Repeat exactly the lines from the start of the material below up to and including the "ax.axis('off')" line.

DATA EXTRACT:
- - - - - - -

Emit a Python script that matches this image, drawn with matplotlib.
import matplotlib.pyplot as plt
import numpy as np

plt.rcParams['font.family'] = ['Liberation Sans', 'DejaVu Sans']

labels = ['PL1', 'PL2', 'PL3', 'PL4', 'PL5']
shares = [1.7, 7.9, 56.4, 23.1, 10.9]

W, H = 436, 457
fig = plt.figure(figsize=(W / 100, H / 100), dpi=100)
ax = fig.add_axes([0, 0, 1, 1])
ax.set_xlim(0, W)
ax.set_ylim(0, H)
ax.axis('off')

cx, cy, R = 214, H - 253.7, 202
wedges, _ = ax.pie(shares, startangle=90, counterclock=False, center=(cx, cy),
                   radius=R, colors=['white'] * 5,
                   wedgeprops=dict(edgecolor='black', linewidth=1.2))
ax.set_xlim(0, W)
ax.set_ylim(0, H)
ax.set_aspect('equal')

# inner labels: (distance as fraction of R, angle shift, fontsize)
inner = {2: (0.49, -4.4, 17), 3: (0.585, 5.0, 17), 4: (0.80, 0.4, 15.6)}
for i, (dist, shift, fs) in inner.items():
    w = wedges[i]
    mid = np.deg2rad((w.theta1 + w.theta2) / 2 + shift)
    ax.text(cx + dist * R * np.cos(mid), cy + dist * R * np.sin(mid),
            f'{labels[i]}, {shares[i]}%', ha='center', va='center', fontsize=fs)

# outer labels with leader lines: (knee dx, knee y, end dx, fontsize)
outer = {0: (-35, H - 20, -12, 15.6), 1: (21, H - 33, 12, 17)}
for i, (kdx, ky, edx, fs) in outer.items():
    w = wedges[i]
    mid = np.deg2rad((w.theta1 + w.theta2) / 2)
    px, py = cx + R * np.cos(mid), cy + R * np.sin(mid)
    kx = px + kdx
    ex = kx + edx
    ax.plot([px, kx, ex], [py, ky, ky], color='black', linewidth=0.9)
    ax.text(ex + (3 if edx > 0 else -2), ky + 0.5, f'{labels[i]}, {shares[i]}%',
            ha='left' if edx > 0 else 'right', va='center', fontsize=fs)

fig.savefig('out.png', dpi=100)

- - - - - - -

SOLUTION FOR THIS TASK:
Emit a Python script that matches this image, drawn with matplotlib.
import matplotlib.pyplot as plt
import numpy as np

plt.rcParams['font.family'] = ['Liberation Sans', 'DejaVu Sans']

labels = ['PL1', 'PL2', 'PL3', 'PL4', 'PL5']
shares = [1.7, 7.9, 56.4, 23.1, 10.9]

W, H = 436, 457
fig = plt.figure(figsize=(W / 100, H / 100), dpi=100)
ax = fig.add_axes([0, 0, 1, 1])
ax.set_xlim(0, W)
ax.set_ylim(0, H)
ax.axis('off')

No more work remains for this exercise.